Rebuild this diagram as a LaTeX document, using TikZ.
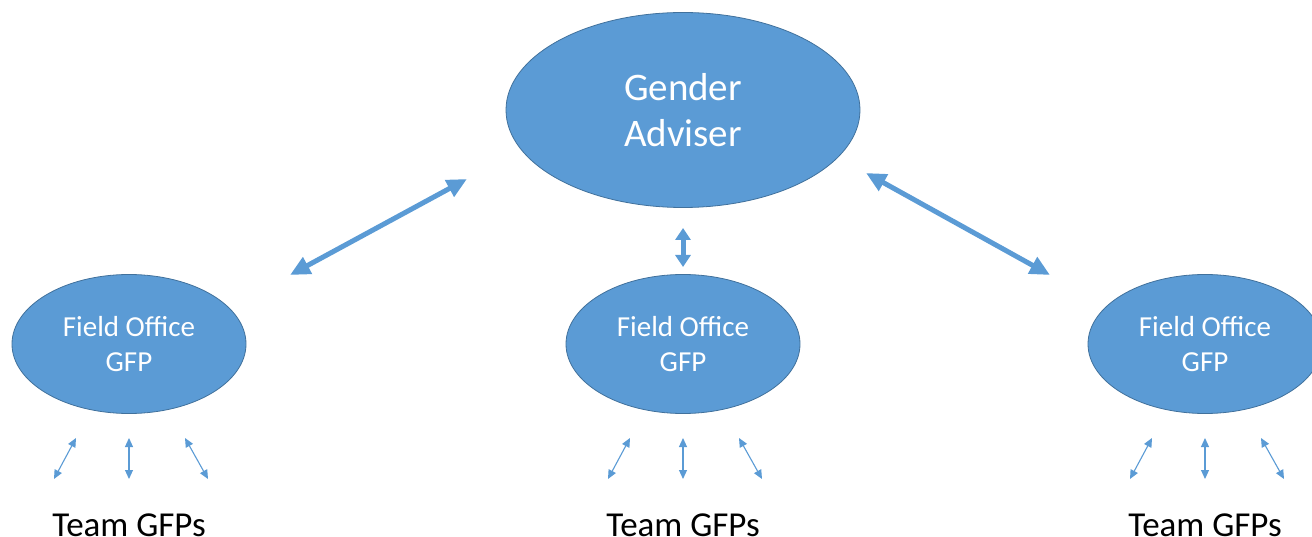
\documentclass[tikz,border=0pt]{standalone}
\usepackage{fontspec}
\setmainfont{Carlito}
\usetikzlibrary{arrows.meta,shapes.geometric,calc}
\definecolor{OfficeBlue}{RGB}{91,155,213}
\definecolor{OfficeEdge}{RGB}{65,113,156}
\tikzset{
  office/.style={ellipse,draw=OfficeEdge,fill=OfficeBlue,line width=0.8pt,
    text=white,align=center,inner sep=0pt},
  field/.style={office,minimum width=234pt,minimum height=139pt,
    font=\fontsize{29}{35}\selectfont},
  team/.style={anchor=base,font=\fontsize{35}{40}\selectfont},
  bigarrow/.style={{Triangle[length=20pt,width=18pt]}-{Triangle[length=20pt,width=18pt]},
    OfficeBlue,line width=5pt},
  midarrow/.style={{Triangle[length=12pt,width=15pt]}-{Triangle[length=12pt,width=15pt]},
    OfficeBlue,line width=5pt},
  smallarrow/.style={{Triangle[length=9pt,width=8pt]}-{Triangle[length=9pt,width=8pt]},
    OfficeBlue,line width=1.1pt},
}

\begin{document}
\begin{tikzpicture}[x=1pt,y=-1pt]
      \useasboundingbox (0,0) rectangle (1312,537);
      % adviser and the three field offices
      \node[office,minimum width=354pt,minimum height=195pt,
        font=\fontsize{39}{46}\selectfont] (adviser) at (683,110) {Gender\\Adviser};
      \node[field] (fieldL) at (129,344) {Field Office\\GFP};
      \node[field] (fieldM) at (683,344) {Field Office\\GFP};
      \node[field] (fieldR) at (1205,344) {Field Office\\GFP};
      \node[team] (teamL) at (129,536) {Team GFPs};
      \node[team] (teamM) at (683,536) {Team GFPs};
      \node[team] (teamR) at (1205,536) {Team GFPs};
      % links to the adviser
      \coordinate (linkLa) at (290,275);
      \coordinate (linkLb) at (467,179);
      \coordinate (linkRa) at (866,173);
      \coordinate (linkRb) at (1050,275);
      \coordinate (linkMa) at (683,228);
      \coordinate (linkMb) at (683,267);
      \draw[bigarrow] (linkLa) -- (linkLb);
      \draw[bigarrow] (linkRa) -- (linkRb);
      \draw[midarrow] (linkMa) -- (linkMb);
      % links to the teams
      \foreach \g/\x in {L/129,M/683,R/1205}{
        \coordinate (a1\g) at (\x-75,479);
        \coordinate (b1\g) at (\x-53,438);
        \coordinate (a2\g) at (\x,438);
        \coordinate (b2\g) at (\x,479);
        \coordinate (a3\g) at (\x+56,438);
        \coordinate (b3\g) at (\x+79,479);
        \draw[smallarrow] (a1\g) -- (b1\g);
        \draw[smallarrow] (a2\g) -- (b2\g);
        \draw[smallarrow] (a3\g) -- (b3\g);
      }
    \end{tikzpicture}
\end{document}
++++++++++
● **Direction**: Return the listing above unchanged, apart from dropping its pictures.

● **Solution**:
Rebuild this diagram as a LaTeX document, using TikZ.
\documentclass[tikz,border=0pt]{standalone}
\usepackage{fontspec}
\setmainfont{Carlito}
\usetikzlibrary{arrows.meta,shapes.geometric,calc}
\definecolor{OfficeBlue}{RGB}{91,155,213}
\definecolor{OfficeEdge}{RGB}{65,113,156}
\tikzset{
  office/.style={ellipse,draw=OfficeEdge,fill=OfficeBlue,line width=0.8pt,
    text=white,align=center,inner sep=0pt},
  field/.style={office,minimum width=234pt,minimum height=139pt,
    font=\fontsize{29}{35}\selectfont},
  team/.style={anchor=base,font=\fontsize{35}{40}\selectfont},
  bigarrow/.style={{Triangle[length=20pt,width=18pt]}-{Triangle[length=20pt,width=18pt]},
    OfficeBlue,line width=5pt},
  midarrow/.style={{Triangle[length=12pt,width=15pt]}-{Triangle[length=12pt,width=15pt]},
    OfficeBlue,line width=5pt},
  smallarrow/.style={{Triangle[length=9pt,width=8pt]}-{Triangle[length=9pt,width=8pt]},
    OfficeBlue,line width=1.1pt},
}

\begin{document}
\begin{tikzpicture}[x=1pt,y=-1pt]
      \useasboundingbox (0,0) rectangle (1312,537);
      % adviser and the three field offices
      \node[office,minimum width=354pt,minimum height=195pt,
        font=\fontsize{39}{46}\selectfont] (adviser) at (683,110) {Gender\\Adviser};
      \node[field] (fieldL) at (129,344) {Field Office\\GFP};
      \node[field] (fieldM) at (683,344) {Field Office\\GFP};
      \node[field] (fieldR) at (1205,344) {Field Office\\GFP};
      \node[team] (teamL) at (129,536) {Team GFPs};
      \node[team] (teamM) at (683,536) {Team GFPs};
      \node[team] (teamR) at (1205,536) {Team GFPs};
      % links to the adviser
      \coordinate (linkLa) at (290,275);
      \coordinate (linkLb) at (467,179);
      \coordinate (linkRa) at (866,173);
      \coordinate (linkRb) at (1050,275);
      \coordinate (linkMa) at (683,228);
      \coordinate (linkMb) at (683,267);
      \draw[bigarrow] (linkLa) -- (linkLb);
      \draw[bigarrow] (linkRa) -- (linkRb);
      \draw[midarrow] (linkMa) -- (linkMb);
      % links to the teams
      \foreach \g/\x in {L/129,M/683,R/1205}{
        \coordinate (a1\g) at (\x-75,479);
        \coordinate (b1\g) at (\x-53,438);
        \coordinate (a2\g) at (\x,438);
        \coordinate (b2\g) at (\x,479);
        \coordinate (a3\g) at (\x+56,438);
        \coordinate (b3\g) at (\x+79,479);
        \draw[smallarrow] (a1\g) -- (b1\g);
        \draw[smallarrow] (a2\g) -- (b2\g);
        \draw[smallarrow] (a3\g) -- (b3\g);
      }
    \end{tikzpicture}
\end{document}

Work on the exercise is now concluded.